__Problem statement__. Write out the listing below without alteration, omitting its pictures.

__Given data__.

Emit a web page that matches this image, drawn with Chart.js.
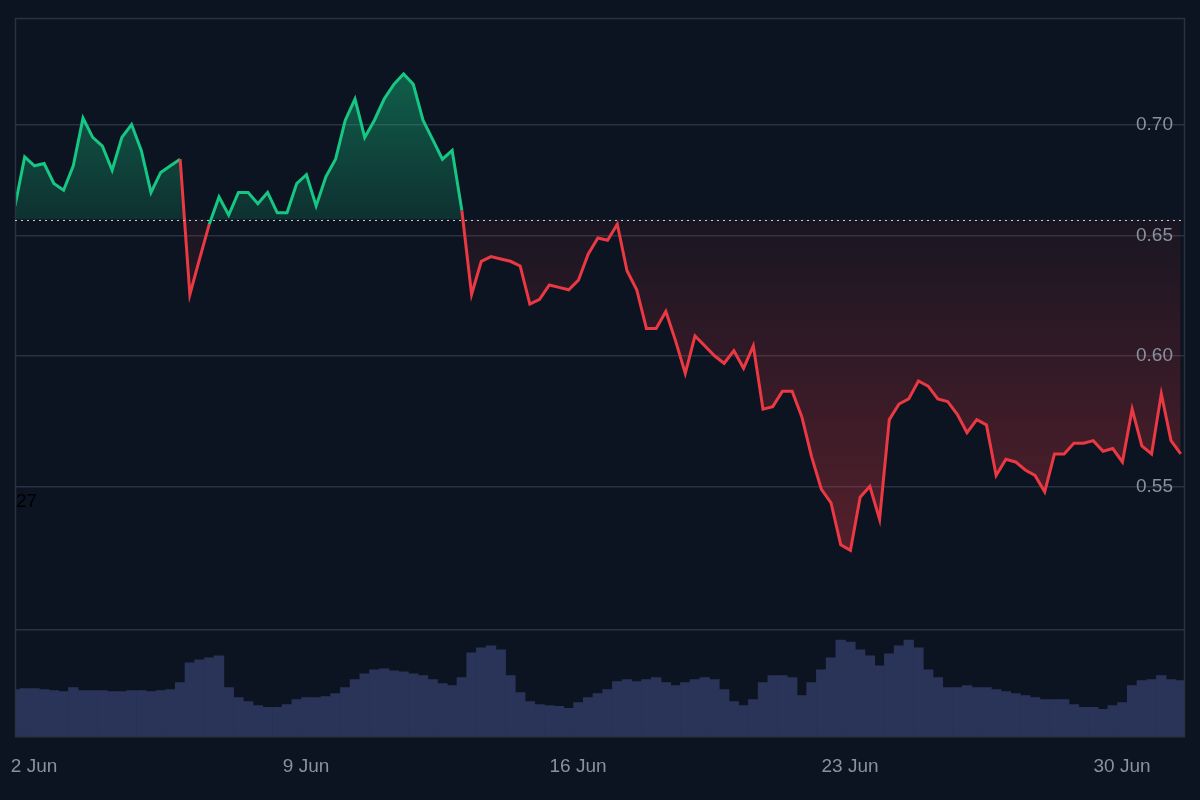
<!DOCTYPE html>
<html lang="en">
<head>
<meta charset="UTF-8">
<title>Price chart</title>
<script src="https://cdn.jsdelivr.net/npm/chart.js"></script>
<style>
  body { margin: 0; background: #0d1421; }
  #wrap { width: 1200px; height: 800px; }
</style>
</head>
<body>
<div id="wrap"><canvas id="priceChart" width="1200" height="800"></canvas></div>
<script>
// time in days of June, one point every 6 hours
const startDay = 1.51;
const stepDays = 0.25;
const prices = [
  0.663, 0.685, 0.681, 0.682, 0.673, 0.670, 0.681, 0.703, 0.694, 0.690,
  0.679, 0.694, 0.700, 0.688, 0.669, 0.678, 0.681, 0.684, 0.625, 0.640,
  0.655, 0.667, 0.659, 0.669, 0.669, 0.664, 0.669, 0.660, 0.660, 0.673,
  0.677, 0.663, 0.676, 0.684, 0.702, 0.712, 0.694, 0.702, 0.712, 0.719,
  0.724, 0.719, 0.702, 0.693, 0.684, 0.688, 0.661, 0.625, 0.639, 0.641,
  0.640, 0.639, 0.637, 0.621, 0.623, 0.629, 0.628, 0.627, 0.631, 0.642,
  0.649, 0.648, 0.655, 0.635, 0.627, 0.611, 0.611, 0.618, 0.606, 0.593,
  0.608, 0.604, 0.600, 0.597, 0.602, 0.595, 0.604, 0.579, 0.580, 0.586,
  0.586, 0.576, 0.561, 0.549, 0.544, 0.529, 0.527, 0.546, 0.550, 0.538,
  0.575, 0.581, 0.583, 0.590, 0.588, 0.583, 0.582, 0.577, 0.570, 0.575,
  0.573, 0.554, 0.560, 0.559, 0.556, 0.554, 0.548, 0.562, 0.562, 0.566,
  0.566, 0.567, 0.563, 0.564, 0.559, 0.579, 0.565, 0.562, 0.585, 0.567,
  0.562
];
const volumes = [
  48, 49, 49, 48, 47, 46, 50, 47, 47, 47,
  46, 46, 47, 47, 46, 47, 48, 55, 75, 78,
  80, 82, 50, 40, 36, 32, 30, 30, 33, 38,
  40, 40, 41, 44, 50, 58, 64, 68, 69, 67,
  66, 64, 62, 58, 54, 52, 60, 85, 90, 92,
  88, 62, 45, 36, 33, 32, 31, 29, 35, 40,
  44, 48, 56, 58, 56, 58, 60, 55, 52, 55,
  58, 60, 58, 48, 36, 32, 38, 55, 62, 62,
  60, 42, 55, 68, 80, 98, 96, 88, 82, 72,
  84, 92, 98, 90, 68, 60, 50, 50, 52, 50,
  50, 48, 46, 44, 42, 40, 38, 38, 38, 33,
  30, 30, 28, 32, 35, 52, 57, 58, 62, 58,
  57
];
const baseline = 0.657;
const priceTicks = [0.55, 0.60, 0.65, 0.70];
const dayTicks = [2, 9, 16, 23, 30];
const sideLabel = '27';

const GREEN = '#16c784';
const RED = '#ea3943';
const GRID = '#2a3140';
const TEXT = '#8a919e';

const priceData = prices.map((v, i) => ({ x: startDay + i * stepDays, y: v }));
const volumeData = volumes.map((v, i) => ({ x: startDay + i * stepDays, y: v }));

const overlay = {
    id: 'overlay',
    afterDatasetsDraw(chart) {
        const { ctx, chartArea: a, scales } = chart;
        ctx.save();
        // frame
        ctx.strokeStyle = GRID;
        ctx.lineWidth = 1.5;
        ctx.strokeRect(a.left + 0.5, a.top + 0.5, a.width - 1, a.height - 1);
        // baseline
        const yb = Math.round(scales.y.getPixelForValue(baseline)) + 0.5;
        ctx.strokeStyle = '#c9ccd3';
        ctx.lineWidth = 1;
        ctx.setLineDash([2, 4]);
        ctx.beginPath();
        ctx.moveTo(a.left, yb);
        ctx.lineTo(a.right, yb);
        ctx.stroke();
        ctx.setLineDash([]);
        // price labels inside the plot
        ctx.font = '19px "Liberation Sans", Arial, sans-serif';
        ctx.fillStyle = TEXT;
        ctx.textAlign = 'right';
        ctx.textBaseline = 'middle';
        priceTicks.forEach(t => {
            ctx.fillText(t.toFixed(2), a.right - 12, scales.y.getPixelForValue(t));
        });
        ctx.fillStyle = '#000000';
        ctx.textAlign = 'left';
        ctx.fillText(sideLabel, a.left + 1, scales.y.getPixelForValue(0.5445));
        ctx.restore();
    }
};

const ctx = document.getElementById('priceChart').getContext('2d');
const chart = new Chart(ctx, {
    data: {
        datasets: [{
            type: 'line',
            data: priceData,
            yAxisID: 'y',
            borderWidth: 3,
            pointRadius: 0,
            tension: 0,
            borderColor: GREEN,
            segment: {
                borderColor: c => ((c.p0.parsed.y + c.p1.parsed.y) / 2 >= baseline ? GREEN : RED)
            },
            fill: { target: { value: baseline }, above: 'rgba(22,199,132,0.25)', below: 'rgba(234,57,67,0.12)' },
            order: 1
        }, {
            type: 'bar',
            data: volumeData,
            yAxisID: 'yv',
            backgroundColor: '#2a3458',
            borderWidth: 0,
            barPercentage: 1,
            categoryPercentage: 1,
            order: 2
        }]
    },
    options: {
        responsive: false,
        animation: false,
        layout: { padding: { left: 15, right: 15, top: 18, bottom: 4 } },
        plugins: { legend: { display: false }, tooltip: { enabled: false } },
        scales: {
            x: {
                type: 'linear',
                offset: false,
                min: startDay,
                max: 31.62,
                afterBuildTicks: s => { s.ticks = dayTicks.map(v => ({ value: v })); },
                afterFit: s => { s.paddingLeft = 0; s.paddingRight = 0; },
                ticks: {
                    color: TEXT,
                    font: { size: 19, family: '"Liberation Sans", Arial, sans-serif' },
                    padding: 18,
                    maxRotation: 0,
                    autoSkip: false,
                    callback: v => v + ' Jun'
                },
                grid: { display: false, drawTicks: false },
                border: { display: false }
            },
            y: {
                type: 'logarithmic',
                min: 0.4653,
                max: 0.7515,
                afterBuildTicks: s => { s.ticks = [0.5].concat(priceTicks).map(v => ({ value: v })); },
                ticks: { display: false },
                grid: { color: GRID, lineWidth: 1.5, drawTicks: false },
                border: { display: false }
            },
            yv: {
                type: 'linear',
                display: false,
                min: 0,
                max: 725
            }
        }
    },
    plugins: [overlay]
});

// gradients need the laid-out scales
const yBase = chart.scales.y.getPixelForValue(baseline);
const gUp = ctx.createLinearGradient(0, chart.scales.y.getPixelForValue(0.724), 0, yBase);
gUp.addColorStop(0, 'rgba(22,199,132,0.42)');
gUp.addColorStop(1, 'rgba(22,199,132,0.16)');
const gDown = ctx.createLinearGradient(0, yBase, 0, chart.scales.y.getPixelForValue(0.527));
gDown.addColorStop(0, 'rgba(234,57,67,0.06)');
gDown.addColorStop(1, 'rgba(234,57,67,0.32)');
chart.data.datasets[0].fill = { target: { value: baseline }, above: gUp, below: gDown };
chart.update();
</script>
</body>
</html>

__Expected answer__.
Emit a web page that matches this image, drawn with Chart.js.
<!DOCTYPE html>
<html lang="en">
<head>
<meta charset="UTF-8">
<title>Price chart</title>
<script src="https://cdn.jsdelivr.net/npm/chart.js"></script>
<style>
  body { margin: 0; background: #0d1421; }
  #wrap { width: 1200px; height: 800px; }
</style>
</head>
<body>
<div id="wrap"><canvas id="priceChart" width="1200" height="800"></canvas></div>
<script>
// time in days of June, one point every 6 hours
const startDay = 1.51;
const stepDays = 0.25;
const prices = [
  0.663, 0.685, 0.681, 0.682, 0.673, 0.670, 0.681, 0.703, 0.694, 0.690,
  0.679, 0.694, 0.700, 0.688, 0.669, 0.678, 0.681, 0.684, 0.625, 0.640,
  0.655, 0.667, 0.659, 0.669, 0.669, 0.664, 0.669, 0.660, 0.660, 0.673,
  0.677, 0.663, 0.676, 0.684, 0.702, 0.712, 0.694, 0.702, 0.712, 0.719,
  0.724, 0.719, 0.702, 0.693, 0.684, 0.688, 0.661, 0.625, 0.639, 0.641,
  0.640, 0.639, 0.637, 0.621, 0.623, 0.629, 0.628, 0.627, 0.631, 0.642,
  0.649, 0.648, 0.655, 0.635, 0.627, 0.611, 0.611, 0.618, 0.606, 0.593,
  0.608, 0.604, 0.600, 0.597, 0.602, 0.595, 0.604, 0.579, 0.580, 0.586,
  0.586, 0.576, 0.561, 0.549, 0.544, 0.529, 0.527, 0.546, 0.550, 0.538,
  0.575, 0.581, 0.583, 0.590, 0.588, 0.583, 0.582, 0.577, 0.570, 0.575,
  0.573, 0.554, 0.560, 0.559, 0.556, 0.554, 0.548, 0.562, 0.562, 0.566,
  0.566, 0.567, 0.563, 0.564, 0.559, 0.579, 0.565, 0.562, 0.585, 0.567,
  0.562
];
const volumes = [
  48, 49, 49, 48, 47, 46, 50, 47, 47, 47,
  46, 46, 47, 47, 46, 47, 48, 55, 75, 78,
  80, 82, 50, 40, 36, 32, 30, 30, 33, 38,
  40, 40, 41, 44, 50, 58, 64, 68, 69, 67,
  66, 64, 62, 58, 54, 52, 60, 85, 90, 92,
  88, 62, 45, 36, 33, 32, 31, 29, 35, 40,
  44, 48, 56, 58, 56, 58, 60, 55, 52, 55,
  58, 60, 58, 48, 36, 32, 38, 55, 62, 62,
  60, 42, 55, 68, 80, 98, 96, 88, 82, 72,
  84, 92, 98, 90, 68, 60, 50, 50, 52, 50,
  50, 48, 46, 44, 42, 40, 38, 38, 38, 33,
  30, 30, 28, 32, 35, 52, 57, 58, 62, 58,
  57
];
const baseline = 0.657;
const priceTicks = [0.55, 0.60, 0.65, 0.70];
const dayTicks = [2, 9, 16, 23, 30];
const sideLabel = '27';

const GREEN = '#16c784';
const RED = '#ea3943';
const GRID = '#2a3140';
const TEXT = '#8a919e';

const priceData = prices.map((v, i) => ({ x: startDay + i * stepDays, y: v }));
const volumeData = volumes.map((v, i) => ({ x: startDay + i * stepDays, y: v }));

const overlay = {
    id: 'overlay',
    afterDatasetsDraw(chart) {
        const { ctx, chartArea: a, scales } = chart;
        ctx.save();
        // frame
        ctx.strokeStyle = GRID;
        ctx.lineWidth = 1.5;
        ctx.strokeRect(a.left + 0.5, a.top + 0.5, a.width - 1, a.height - 1);
        // baseline
        const yb = Math.round(scales.y.getPixelForValue(baseline)) + 0.5;
        ctx.strokeStyle = '#c9ccd3';
        ctx.lineWidth = 1;
        ctx.setLineDash([2, 4]);
        ctx.beginPath();
        ctx.moveTo(a.left, yb);
        ctx.lineTo(a.right, yb);
        ctx.stroke();
        ctx.setLineDash([]);
        // price labels inside the plot
        ctx.font = '19px "Liberation Sans", Arial, sans-serif';
        ctx.fillStyle = TEXT;
        ctx.textAlign = 'right';
        ctx.textBaseline = 'middle';
        priceTicks.forEach(t => {
            ctx.fillText(t.toFixed(2), a.right - 12, scales.y.getPixelForValue(t));
        });
        ctx.fillStyle = '#000000';
        ctx.textAlign = 'left';
        ctx.fillText(sideLabel, a.left + 1, scales.y.getPixelForValue(0.5445));
        ctx.restore();
    }
};

const ctx = document.getElementById('priceChart').getContext('2d');
const chart = new Chart(ctx, {
    data: {
        datasets: [{
            type: 'line',
            data: priceData,
            yAxisID: 'y',
            borderWidth: 3,
            pointRadius: 0,
            tension: 0,
            borderColor: GREEN,
            segment: {
                borderColor: c => ((c.p0.parsed.y + c.p1.parsed.y) / 2 >= baseline ? GREEN : RED)
            },
            fill: { target: { value: baseline }, above: 'rgba(22,199,132,0.25)', below: 'rgba(234,57,67,0.12)' },
            order: 1
        }, {
            type: 'bar',
            data: volumeData,
            yAxisID: 'yv',
            backgroundColor: '#2a3458',
            borderWidth: 0,
            barPercentage: 1,
            categoryPercentage: 1,
            order: 2
        }]
    },
    options: {
        responsive: false,
        animation: false,
        layout: { padding: { left: 15, right: 15, top: 18, bottom: 4 } },
        plugins: { legend: { display: false }, tooltip: { enabled: false } },
        scales: {
            x: {
                type: 'linear',
                offset: false,
                min: startDay,
                max: 31.62,
                afterBuildTicks: s => { s.ticks = dayTicks.map(v => ({ value: v })); },
                afterFit: s => { s.paddingLeft = 0; s.paddingRight = 0; },
                ticks: {
                    color: TEXT,
                    font: { size: 19, family: '"Liberation Sans", Arial, sans-serif' },
                    padding: 18,
                    maxRotation: 0,
                    autoSkip: false,
                    callback: v => v + ' Jun'
                },
                grid: { display: false, drawTicks: false },
                border: { display: false }
            },
            y: {
                type: 'logarithmic',
                min: 0.4653,
                max: 0.7515,
                afterBuildTicks: s => { s.ticks = [0.5].concat(priceTicks).map(v => ({ value: v })); },
                ticks: { display: false },
                grid: { color: GRID, lineWidth: 1.5, drawTicks: false },
                border: { display: false }
            },
            yv: {
                type: 'linear',
                display: false,
                min: 0,
                max: 725
            }
        }
    },
    plugins: [overlay]
});

// gradients need the laid-out scales
const yBase = chart.scales.y.getPixelForValue(baseline);
const gUp = ctx.createLinearGradient(0, chart.scales.y.getPixelForValue(0.724), 0, yBase);
gUp.addColorStop(0, 'rgba(22,199,132,0.42)');
gUp.addColorStop(1, 'rgba(22,199,132,0.16)');
const gDown = ctx.createLinearGradient(0, yBase, 0, chart.scales.y.getPixelForValue(0.527));
gDown.addColorStop(0, 'rgba(234,57,67,0.06)');
gDown.addColorStop(1, 'rgba(234,57,67,0.32)');
chart.data.datasets[0].fill = { target: { value: baseline }, above: gUp, below: gDown };
chart.update();
</script>
</body>
</html>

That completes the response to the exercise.